Copy out precisely the lines beginning at the line that contains "Output the LaTeX" and ending at the line that contains "(0,8.7+\j*16.23) -- (1996,8.7+\j*16.23);", including both.

Source code of charts ▸

++++++

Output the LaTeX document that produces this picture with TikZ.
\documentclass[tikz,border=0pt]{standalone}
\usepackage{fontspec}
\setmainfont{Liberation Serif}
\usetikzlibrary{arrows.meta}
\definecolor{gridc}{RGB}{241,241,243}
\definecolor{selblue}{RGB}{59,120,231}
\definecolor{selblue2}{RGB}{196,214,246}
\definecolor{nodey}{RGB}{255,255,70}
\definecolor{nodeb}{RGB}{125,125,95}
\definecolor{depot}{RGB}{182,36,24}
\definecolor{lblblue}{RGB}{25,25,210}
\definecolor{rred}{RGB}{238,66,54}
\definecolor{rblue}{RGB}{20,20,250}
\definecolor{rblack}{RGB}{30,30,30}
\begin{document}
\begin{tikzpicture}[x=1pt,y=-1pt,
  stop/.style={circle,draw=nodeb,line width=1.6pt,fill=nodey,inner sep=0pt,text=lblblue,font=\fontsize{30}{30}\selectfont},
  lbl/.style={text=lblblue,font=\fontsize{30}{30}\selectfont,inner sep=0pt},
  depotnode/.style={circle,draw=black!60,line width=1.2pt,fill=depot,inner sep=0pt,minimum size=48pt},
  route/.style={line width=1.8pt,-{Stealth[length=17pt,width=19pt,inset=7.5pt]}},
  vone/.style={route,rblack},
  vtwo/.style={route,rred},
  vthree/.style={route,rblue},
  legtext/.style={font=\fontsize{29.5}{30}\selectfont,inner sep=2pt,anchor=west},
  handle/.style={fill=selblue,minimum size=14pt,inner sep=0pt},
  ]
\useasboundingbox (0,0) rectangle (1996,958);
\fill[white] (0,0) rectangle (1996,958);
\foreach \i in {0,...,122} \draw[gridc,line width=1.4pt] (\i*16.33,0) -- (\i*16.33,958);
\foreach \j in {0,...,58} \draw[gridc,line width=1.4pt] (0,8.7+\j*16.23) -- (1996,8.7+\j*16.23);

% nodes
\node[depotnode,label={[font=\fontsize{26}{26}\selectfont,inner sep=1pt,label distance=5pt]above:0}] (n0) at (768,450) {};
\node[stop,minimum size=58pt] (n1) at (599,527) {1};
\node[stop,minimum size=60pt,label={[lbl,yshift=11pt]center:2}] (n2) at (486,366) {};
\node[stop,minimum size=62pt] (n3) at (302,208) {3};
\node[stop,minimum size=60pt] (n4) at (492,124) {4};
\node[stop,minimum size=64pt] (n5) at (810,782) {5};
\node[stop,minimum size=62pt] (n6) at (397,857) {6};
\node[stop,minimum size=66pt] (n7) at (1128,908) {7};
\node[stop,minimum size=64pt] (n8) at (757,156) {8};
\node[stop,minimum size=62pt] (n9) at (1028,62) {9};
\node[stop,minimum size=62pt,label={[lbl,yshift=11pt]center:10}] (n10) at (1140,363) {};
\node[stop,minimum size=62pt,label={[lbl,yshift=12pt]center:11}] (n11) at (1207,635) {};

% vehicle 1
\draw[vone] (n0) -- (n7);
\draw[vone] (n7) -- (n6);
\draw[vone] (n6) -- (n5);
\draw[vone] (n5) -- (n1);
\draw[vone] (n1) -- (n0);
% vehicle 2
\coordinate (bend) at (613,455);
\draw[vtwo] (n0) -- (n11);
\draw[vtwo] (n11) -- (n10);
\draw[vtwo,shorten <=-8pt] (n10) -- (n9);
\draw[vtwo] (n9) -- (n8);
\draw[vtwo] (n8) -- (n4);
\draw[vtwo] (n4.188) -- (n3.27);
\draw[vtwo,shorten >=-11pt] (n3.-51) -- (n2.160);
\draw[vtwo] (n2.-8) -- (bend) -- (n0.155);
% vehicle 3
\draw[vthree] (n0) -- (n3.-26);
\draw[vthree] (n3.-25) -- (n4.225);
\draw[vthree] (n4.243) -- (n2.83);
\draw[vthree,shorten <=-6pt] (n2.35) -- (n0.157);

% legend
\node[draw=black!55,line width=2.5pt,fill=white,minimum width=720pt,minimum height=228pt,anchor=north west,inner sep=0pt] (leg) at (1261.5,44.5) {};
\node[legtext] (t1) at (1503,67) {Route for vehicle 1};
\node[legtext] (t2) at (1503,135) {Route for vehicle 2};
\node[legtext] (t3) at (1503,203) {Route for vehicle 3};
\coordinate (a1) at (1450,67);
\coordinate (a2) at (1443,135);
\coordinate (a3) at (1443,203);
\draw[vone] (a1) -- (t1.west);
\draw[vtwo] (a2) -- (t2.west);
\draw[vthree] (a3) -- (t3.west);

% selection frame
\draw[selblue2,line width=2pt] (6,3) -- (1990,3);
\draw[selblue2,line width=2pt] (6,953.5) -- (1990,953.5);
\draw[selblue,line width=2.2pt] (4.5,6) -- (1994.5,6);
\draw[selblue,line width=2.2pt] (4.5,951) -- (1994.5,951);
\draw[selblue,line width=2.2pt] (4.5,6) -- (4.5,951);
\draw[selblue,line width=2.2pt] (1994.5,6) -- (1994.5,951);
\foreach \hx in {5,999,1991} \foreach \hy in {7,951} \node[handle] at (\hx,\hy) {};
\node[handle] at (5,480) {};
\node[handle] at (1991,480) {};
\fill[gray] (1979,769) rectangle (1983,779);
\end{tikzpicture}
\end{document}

++++++

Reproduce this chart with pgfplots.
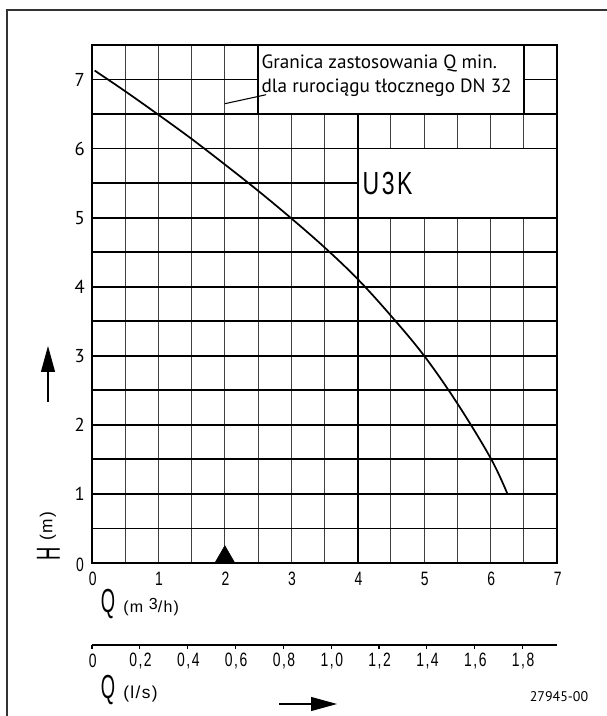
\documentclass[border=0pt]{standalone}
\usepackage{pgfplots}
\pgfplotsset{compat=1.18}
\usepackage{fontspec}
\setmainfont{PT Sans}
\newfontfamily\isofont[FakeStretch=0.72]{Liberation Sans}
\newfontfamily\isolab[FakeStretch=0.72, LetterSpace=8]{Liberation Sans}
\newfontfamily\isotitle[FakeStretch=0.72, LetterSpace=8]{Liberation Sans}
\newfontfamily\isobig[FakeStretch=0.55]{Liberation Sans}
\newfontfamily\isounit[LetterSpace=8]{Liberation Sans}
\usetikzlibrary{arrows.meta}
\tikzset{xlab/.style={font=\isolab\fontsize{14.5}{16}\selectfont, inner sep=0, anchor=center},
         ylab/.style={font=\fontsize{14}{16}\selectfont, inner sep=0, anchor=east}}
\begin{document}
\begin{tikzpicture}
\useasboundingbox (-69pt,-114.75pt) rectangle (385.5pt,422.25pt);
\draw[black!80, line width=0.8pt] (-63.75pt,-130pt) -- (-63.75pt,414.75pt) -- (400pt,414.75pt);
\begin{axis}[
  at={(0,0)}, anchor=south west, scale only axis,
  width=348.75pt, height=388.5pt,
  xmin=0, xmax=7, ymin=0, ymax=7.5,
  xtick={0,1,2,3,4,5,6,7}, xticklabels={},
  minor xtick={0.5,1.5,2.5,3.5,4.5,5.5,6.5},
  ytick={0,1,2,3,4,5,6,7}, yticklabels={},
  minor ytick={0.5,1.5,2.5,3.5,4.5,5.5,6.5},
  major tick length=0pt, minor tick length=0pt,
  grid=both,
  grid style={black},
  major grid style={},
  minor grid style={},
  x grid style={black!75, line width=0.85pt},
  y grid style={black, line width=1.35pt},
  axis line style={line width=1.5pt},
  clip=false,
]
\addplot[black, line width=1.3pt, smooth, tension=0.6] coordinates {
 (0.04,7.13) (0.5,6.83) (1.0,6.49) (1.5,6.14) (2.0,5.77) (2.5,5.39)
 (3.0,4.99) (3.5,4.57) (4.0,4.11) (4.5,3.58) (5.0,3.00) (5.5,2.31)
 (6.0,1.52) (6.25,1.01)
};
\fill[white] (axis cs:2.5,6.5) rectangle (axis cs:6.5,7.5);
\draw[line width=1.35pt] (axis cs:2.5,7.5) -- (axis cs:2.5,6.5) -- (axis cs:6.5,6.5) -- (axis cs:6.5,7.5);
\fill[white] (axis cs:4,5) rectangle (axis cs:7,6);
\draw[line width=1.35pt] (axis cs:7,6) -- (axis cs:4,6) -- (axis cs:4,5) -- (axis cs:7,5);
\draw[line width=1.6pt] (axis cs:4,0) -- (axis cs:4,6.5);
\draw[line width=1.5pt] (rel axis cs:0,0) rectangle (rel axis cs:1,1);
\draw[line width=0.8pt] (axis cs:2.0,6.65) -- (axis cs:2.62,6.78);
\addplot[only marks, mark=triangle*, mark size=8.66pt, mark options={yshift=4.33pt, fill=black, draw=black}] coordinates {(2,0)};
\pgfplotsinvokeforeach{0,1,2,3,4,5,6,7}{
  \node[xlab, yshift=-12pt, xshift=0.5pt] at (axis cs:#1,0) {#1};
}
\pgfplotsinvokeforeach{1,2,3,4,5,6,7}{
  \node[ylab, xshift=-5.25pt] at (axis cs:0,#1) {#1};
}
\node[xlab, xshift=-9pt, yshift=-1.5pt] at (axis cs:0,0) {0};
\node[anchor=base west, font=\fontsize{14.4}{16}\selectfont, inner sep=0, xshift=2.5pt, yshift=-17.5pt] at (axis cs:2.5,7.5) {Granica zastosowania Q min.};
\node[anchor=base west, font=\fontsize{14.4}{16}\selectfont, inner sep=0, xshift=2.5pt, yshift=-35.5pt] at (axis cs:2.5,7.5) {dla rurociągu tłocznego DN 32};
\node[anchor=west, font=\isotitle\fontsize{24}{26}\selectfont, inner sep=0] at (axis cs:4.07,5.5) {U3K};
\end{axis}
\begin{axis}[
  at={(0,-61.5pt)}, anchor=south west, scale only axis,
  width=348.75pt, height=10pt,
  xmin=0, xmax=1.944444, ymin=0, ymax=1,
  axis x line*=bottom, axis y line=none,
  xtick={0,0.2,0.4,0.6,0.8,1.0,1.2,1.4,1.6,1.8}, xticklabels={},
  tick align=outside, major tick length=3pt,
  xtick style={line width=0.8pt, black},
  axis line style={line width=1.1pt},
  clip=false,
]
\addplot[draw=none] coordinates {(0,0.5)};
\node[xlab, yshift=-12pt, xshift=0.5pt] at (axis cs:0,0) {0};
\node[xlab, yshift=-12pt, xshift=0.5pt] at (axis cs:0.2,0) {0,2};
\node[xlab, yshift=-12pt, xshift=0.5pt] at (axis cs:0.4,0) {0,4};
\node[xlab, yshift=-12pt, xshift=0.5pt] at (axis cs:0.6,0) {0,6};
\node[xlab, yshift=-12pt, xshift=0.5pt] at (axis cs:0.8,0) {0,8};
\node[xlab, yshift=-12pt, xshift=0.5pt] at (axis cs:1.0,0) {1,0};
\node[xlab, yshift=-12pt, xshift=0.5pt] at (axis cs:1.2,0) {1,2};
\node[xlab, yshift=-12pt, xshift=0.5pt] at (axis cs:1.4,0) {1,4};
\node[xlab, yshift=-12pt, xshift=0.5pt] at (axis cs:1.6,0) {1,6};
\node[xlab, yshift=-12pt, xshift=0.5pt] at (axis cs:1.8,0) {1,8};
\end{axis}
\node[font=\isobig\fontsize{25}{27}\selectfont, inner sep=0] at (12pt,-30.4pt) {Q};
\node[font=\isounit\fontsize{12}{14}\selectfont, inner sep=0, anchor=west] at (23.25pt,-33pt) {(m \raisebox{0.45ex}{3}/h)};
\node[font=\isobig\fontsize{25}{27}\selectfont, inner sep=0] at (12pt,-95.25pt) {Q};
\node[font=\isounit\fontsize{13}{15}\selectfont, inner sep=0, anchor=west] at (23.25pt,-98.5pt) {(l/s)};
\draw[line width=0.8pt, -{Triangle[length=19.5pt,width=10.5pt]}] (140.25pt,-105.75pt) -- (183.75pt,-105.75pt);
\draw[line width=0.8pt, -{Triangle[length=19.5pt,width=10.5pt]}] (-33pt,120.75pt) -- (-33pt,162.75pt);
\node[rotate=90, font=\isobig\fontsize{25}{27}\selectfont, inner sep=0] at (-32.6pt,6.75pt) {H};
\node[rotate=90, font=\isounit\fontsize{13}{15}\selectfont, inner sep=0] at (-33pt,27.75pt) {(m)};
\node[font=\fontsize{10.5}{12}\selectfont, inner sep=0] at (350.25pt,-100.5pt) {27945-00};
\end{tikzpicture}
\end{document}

++++++

Correct output ▸
Output the LaTeX document that produces this picture with TikZ.
\documentclass[tikz,border=0pt]{standalone}
\usepackage{fontspec}
\setmainfont{Liberation Serif}
\usetikzlibrary{arrows.meta}
\definecolor{gridc}{RGB}{241,241,243}
\definecolor{selblue}{RGB}{59,120,231}
\definecolor{selblue2}{RGB}{196,214,246}
\definecolor{nodey}{RGB}{255,255,70}
\definecolor{nodeb}{RGB}{125,125,95}
\definecolor{depot}{RGB}{182,36,24}
\definecolor{lblblue}{RGB}{25,25,210}
\definecolor{rred}{RGB}{238,66,54}
\definecolor{rblue}{RGB}{20,20,250}
\definecolor{rblack}{RGB}{30,30,30}
\begin{document}
\begin{tikzpicture}[x=1pt,y=-1pt,
  stop/.style={circle,draw=nodeb,line width=1.6pt,fill=nodey,inner sep=0pt,text=lblblue,font=\fontsize{30}{30}\selectfont},
  lbl/.style={text=lblblue,font=\fontsize{30}{30}\selectfont,inner sep=0pt},
  depotnode/.style={circle,draw=black!60,line width=1.2pt,fill=depot,inner sep=0pt,minimum size=48pt},
  route/.style={line width=1.8pt,-{Stealth[length=17pt,width=19pt,inset=7.5pt]}},
  vone/.style={route,rblack},
  vtwo/.style={route,rred},
  vthree/.style={route,rblue},
  legtext/.style={font=\fontsize{29.5}{30}\selectfont,inner sep=2pt,anchor=west},
  handle/.style={fill=selblue,minimum size=14pt,inner sep=0pt},
  ]
\useasboundingbox (0,0) rectangle (1996,958);
\fill[white] (0,0) rectangle (1996,958);
\foreach \i in {0,...,122} \draw[gridc,line width=1.4pt] (\i*16.33,0) -- (\i*16.33,958);
\foreach \j in {0,...,58} \draw[gridc,line width=1.4pt] (0,8.7+\j*16.23) -- (1996,8.7+\j*16.23);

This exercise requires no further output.